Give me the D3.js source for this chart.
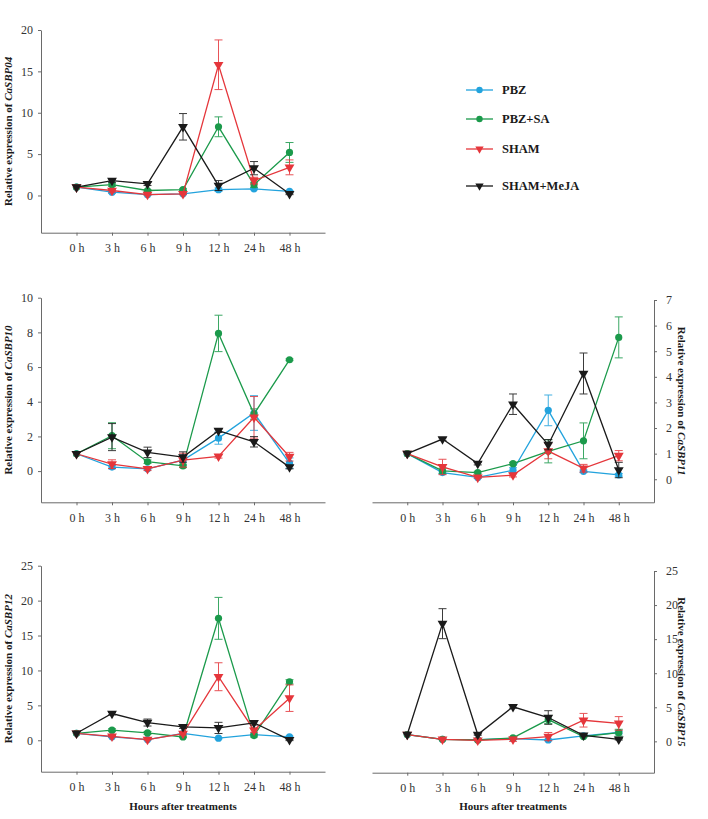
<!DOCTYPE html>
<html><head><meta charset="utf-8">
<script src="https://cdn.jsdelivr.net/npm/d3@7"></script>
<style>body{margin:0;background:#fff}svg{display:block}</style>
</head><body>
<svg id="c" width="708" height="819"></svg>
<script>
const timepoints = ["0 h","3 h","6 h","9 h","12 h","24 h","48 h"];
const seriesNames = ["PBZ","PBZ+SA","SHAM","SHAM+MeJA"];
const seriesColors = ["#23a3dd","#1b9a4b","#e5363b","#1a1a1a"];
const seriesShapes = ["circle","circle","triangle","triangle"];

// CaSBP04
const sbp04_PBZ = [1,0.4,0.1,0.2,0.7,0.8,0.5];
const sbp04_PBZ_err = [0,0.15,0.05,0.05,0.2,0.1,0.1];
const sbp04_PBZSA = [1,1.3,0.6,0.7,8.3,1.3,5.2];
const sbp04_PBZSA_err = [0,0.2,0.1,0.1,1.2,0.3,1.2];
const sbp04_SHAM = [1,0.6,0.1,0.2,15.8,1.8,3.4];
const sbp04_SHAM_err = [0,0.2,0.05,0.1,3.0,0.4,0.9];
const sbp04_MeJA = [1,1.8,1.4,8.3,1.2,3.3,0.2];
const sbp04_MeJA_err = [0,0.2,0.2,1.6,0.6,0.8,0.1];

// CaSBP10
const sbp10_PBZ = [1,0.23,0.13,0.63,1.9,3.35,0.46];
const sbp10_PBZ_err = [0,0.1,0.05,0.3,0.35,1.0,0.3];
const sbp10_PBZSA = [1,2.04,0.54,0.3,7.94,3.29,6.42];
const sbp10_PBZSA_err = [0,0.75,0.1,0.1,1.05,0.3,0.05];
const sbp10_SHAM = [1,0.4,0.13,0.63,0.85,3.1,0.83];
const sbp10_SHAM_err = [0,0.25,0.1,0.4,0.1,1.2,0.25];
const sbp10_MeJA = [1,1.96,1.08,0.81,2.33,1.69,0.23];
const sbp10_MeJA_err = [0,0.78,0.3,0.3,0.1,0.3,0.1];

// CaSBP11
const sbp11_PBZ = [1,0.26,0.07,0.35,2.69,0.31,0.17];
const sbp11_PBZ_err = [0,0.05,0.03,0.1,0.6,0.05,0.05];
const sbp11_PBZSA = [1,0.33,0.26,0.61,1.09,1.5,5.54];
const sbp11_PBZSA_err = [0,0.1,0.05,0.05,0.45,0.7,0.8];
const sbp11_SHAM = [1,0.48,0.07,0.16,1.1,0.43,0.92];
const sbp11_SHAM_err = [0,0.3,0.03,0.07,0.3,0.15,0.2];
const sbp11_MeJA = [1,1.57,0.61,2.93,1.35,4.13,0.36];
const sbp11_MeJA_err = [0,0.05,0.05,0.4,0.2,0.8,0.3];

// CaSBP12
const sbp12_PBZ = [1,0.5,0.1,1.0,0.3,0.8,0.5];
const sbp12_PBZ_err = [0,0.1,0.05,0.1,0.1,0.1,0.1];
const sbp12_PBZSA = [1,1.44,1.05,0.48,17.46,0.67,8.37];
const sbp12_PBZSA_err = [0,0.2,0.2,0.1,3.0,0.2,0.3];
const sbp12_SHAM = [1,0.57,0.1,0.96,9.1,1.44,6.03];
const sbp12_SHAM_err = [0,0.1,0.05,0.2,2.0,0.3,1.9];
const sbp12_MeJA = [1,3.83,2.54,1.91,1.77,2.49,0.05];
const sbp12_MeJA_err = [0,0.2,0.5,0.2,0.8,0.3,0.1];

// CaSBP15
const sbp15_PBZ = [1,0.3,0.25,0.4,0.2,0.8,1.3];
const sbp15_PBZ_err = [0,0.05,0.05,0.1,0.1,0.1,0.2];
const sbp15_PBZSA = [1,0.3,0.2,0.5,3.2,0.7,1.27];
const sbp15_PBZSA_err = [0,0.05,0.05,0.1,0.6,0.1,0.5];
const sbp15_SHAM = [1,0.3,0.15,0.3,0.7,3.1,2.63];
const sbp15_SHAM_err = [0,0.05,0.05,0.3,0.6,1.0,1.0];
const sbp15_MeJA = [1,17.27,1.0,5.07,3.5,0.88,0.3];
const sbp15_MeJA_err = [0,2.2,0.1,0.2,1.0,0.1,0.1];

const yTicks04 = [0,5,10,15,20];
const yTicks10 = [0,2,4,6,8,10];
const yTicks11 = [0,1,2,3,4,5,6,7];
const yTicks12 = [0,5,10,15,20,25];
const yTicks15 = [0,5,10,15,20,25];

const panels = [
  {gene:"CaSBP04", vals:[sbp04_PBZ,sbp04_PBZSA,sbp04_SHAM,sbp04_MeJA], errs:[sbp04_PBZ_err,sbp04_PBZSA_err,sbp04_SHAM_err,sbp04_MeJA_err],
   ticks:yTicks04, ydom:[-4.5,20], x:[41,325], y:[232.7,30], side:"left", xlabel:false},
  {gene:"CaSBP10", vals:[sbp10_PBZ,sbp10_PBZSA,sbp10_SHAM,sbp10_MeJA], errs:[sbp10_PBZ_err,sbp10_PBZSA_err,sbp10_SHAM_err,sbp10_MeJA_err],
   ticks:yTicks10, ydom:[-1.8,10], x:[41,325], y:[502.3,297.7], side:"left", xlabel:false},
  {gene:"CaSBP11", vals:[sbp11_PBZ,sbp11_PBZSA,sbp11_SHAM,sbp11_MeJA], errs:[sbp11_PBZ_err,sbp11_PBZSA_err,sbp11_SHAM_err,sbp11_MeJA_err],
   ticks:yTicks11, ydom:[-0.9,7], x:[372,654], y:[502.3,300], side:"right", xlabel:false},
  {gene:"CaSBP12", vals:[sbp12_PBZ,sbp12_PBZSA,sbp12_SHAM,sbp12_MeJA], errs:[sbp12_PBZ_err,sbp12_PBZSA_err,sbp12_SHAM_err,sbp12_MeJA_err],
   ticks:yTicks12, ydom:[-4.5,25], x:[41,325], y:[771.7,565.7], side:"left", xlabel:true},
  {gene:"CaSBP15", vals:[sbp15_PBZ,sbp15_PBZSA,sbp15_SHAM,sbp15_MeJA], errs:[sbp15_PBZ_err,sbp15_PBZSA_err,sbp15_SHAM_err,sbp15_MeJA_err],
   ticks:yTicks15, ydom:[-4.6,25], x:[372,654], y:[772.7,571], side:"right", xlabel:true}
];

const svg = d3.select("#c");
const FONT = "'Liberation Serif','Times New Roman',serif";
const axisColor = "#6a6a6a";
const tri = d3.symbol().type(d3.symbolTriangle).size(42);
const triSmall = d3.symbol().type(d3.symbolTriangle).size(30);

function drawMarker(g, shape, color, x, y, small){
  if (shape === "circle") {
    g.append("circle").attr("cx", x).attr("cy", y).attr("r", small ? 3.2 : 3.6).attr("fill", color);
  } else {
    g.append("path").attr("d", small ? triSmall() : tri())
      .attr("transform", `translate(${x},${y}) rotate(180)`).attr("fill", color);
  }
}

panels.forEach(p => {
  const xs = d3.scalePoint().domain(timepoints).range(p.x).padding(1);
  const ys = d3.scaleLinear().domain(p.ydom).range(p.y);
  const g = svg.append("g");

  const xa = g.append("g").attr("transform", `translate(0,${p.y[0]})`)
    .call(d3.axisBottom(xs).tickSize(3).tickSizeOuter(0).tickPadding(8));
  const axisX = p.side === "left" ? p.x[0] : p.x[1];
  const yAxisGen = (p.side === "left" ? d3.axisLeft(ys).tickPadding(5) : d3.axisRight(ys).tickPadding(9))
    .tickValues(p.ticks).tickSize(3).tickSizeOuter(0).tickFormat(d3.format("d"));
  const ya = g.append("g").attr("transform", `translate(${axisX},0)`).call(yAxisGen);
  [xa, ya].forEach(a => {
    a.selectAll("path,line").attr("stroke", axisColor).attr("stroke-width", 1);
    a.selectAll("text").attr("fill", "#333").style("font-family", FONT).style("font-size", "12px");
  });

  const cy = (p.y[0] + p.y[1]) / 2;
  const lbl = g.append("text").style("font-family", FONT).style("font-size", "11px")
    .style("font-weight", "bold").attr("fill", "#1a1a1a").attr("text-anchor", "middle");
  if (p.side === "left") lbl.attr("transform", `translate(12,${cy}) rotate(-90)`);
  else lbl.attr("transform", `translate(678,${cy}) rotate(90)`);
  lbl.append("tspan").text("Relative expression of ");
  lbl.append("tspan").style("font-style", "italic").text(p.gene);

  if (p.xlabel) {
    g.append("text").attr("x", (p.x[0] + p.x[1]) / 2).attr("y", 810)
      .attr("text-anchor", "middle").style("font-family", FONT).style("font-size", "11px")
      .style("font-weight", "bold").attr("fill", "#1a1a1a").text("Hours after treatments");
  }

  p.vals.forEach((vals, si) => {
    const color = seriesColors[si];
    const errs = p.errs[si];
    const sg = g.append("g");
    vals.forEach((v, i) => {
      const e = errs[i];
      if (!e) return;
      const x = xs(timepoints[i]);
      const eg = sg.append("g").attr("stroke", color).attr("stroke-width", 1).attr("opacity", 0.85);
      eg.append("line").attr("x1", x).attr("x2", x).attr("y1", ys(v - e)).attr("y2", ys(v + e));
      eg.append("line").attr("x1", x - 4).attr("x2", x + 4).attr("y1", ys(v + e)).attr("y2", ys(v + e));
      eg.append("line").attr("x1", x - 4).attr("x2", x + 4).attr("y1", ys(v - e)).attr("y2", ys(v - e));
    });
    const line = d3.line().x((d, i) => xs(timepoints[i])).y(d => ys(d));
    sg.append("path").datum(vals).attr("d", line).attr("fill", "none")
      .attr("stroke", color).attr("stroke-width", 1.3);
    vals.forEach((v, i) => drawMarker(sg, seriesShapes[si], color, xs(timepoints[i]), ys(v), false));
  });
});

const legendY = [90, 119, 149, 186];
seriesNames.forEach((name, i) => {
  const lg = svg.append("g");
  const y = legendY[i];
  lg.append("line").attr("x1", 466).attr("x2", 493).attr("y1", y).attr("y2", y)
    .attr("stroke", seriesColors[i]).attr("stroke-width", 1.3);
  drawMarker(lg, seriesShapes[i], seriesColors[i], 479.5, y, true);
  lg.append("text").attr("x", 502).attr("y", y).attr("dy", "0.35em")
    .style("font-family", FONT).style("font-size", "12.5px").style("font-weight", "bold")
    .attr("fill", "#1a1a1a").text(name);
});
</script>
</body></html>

**Aim:** Quote, please, every line of the material above from its start through the line that has "const sbp10_MeJA_err = [0,0.78,0.3,0.3,0.1,0.3,0.1];", reproducing the words exactly and dropping any images.

**The response:**
Give me the D3.js source for this chart.
<!DOCTYPE html>
<html><head><meta charset="utf-8">
<script src="https://cdn.jsdelivr.net/npm/d3@7"></script>
<style>body{margin:0;background:#fff}svg{display:block}</style>
</head><body>
<svg id="c" width="708" height="819"></svg>
<script>
const timepoints = ["0 h","3 h","6 h","9 h","12 h","24 h","48 h"];
const seriesNames = ["PBZ","PBZ+SA","SHAM","SHAM+MeJA"];
const seriesColors = ["#23a3dd","#1b9a4b","#e5363b","#1a1a1a"];
const seriesShapes = ["circle","circle","triangle","triangle"];

// CaSBP04
const sbp04_PBZ = [1,0.4,0.1,0.2,0.7,0.8,0.5];
const sbp04_PBZ_err = [0,0.15,0.05,0.05,0.2,0.1,0.1];
const sbp04_PBZSA = [1,1.3,0.6,0.7,8.3,1.3,5.2];
const sbp04_PBZSA_err = [0,0.2,0.1,0.1,1.2,0.3,1.2];
const sbp04_SHAM = [1,0.6,0.1,0.2,15.8,1.8,3.4];
const sbp04_SHAM_err = [0,0.2,0.05,0.1,3.0,0.4,0.9];
const sbp04_MeJA = [1,1.8,1.4,8.3,1.2,3.3,0.2];
const sbp04_MeJA_err = [0,0.2,0.2,1.6,0.6,0.8,0.1];

// CaSBP10
const sbp10_PBZ = [1,0.23,0.13,0.63,1.9,3.35,0.46];
const sbp10_PBZ_err = [0,0.1,0.05,0.3,0.35,1.0,0.3];
const sbp10_PBZSA = [1,2.04,0.54,0.3,7.94,3.29,6.42];
const sbp10_PBZSA_err = [0,0.75,0.1,0.1,1.05,0.3,0.05];
const sbp10_SHAM = [1,0.4,0.13,0.63,0.85,3.1,0.83];
const sbp10_SHAM_err = [0,0.25,0.1,0.4,0.1,1.2,0.25];
const sbp10_MeJA = [1,1.96,1.08,0.81,2.33,1.69,0.23];
const sbp10_MeJA_err = [0,0.78,0.3,0.3,0.1,0.3,0.1];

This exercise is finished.